Y’all, that’s not even the part that turned me away. I’m down with aliens. I’ve driven through the desert to Area 51 and taken pictures at the gate. I love Close Encounters of the Third Kind and E.T. – I’m all about that. I really thought we were going down a story filled with how Grace used this new home and new gift to heal herself from her grief and help heal others, because I’m going through that myself, and I want to see someone come through on the other side. I was rooting for Grace to find a new and whole life in Ibiza, and that does happen in a way, but here’s where the story takes a turn. This alien life force, Grace’s gift, and Christina’s disappearance are all tied to the ecosystem in Ibiza and an overarching theme of saving the planet from mankind. The second half of the story becomes a love letter to environmentalism, embroiling Grace and Alberto and Alberto’s daughter, Marta, in a battle with a hotel company intent on building in areas that will be detrimental to the flora and fauna and wildlife in Ibiza. Grace becomes Captain Planet for the island and really, the second half of the book loses me in that regard. It’s not the turn I hoped it would take, but there are still insights for the reader to appreciate along the way on the themes of loss and lonliness. At one point, Alberto laments, “There is a whale in the ocean…the world’s loneliest whale because no other whale understands calls of that frequency.” The blue whale, whom Alberto calls the Barry White of the ocean, is constantly looking for another blue whale who can hear its frequency much like lonely people move through their lives searching for just the right person to understand their unique vibe, and you don’t always find your person, or, when you do, sometimes you don’t get to keep them for long enough. At one point, Alberto has a video of Christina that she recorded for Grace, where Christina encourages her hope for her grieving friend. “‘I want you to live. I want you to let go of your past and live.’” Isn’t that we all want for ourselves and each other? Grace later muses, “It’s bittersweet to be so present when so many people I care about are absent…but that is how we beat death. We beat death by living while we are here.”
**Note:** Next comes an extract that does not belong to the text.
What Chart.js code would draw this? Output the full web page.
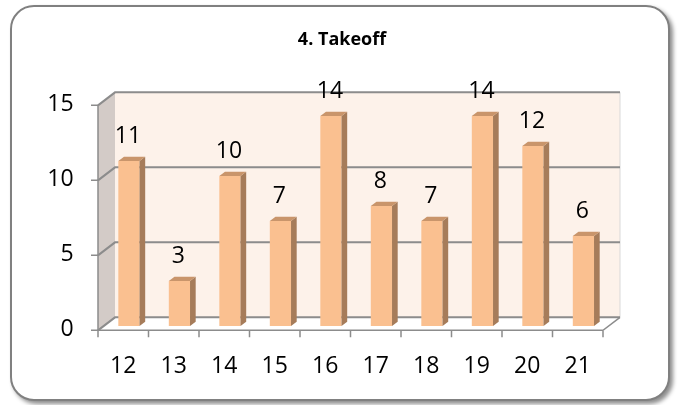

The bigger takeaways of the story are the small realizations of how we close ourselves away in our sorrow, how we forget to live and be grateful for life, and living in the moment even with so much unknown in the future. Would we all like to have the gift of foretelling that befalls Grace? I don’t know. Sometimes I think yes, sometimes I think no. I hate spoilers in stories and actively avoid them, but I hate the unknown in real life. Haig sums up that same sentiment through Grace as she contemplates spoilers in stories saying, “…the idea that if we know what’s about to happen, it takes the enjoyment from it. It’s so strange that we don’t want spoilers in our stories, but we seek them in our lives.” Everyone will be born and everyone will die, but not everyone will live. “There is always an unknown variable, and that unknown variable is often yourself. Embrace the mystery…enjoy the not knowing…”
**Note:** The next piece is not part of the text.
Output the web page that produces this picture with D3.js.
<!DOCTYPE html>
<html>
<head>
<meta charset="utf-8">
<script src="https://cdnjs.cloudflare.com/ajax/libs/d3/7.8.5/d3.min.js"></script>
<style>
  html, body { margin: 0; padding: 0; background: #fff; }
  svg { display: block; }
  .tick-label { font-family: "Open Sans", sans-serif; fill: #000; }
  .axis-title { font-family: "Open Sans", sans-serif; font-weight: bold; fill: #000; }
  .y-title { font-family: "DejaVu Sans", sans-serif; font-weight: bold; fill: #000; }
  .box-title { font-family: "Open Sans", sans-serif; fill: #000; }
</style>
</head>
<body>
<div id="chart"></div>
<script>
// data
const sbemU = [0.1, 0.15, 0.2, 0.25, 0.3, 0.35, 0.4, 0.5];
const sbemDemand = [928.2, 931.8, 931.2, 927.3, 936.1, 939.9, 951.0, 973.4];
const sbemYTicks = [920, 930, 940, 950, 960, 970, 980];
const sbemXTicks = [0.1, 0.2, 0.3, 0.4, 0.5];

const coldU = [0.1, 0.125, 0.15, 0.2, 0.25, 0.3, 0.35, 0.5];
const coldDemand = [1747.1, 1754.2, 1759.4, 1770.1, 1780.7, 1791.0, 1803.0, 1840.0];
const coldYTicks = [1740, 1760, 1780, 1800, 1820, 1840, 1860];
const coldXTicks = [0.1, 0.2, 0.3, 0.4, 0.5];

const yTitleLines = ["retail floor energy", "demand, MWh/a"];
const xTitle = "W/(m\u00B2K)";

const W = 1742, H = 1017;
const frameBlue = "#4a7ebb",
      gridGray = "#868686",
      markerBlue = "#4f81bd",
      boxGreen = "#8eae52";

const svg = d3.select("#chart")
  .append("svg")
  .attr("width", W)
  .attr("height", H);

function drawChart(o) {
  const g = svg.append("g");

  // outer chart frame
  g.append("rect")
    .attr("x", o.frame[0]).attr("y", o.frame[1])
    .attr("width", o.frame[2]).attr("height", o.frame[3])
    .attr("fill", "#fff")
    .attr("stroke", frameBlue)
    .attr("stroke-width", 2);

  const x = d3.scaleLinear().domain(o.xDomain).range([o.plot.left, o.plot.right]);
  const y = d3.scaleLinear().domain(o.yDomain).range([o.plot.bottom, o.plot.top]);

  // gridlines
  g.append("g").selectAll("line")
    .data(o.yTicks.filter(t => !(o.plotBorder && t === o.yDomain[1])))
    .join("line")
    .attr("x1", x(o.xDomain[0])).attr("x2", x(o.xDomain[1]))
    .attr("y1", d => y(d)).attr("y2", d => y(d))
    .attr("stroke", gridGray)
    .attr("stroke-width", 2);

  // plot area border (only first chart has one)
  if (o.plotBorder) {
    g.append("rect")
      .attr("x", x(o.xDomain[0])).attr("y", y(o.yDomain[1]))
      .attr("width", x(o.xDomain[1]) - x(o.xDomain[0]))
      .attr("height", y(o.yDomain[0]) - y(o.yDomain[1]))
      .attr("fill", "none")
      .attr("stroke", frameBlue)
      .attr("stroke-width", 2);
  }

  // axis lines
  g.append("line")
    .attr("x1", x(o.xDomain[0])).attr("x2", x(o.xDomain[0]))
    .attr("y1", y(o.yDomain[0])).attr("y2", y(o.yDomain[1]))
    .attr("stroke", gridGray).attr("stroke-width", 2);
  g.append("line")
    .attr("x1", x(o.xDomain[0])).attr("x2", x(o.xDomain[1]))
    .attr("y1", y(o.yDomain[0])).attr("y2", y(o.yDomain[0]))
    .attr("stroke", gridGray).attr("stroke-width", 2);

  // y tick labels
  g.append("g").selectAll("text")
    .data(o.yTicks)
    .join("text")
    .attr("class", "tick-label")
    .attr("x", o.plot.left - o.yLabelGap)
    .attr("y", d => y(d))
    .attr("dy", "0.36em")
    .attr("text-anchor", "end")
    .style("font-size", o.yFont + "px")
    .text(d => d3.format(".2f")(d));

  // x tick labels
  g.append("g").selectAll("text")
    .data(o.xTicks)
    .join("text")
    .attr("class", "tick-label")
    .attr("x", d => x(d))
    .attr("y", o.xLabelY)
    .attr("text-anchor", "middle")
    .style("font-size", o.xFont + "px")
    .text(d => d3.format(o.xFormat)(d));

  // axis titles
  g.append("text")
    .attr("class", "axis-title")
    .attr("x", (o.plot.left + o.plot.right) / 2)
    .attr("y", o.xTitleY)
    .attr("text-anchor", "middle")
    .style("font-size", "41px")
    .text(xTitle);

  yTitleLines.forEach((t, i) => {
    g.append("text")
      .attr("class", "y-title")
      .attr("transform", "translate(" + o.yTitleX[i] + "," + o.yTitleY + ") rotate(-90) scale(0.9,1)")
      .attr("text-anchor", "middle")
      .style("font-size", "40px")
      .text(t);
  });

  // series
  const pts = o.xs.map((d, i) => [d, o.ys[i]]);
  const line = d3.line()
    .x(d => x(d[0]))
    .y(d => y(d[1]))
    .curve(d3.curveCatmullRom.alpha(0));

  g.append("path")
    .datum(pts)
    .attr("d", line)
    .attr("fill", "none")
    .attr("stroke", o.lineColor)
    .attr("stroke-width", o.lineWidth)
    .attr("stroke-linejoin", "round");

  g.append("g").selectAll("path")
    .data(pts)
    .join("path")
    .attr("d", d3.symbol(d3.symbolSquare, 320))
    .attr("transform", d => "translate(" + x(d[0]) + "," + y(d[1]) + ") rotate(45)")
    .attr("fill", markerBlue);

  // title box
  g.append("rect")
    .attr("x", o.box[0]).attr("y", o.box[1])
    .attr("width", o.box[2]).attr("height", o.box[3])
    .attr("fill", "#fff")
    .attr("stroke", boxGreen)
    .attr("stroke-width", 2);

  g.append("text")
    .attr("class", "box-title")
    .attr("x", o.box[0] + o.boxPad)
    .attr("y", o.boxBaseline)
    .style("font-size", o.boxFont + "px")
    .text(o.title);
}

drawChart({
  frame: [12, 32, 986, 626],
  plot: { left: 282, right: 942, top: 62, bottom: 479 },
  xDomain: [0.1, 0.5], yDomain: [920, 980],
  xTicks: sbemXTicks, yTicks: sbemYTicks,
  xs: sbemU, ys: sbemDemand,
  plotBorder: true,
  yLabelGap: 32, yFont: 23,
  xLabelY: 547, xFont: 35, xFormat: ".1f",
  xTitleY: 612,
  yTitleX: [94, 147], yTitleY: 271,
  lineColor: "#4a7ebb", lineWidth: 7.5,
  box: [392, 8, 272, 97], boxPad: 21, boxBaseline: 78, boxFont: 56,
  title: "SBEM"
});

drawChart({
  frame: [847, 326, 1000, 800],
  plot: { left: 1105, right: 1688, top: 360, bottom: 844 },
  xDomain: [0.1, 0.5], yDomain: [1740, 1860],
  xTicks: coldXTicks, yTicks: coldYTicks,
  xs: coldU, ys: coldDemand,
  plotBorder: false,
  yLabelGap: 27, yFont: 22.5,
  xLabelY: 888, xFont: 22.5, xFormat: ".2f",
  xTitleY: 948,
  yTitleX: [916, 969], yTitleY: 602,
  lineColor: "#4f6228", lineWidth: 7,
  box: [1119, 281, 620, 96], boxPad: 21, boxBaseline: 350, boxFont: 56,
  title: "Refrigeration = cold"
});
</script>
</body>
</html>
I want to be clear. I don’t think Haig is a poor writer. On the contrary, he’s a great writer with a gift for words. I don’t dislike any of Haig’s books, I just never love them like I hope I will. I guess I just greatly underappreciate the twists his storytelling takes during the course of a novel. The ideas are great and the storylines start strong, they just end up falling flat for me. Lots of people love him, so do please try Haig for yourself. He and I don’t want the same things in our fictional journeys. He’s a great guy, he’s just not my guy.
P.S. – I listened to the audio which is read by one of my favorite people, the divine Joanna Lumley of Absolutely Fabulous fame! It’s worth trying the audio just for that!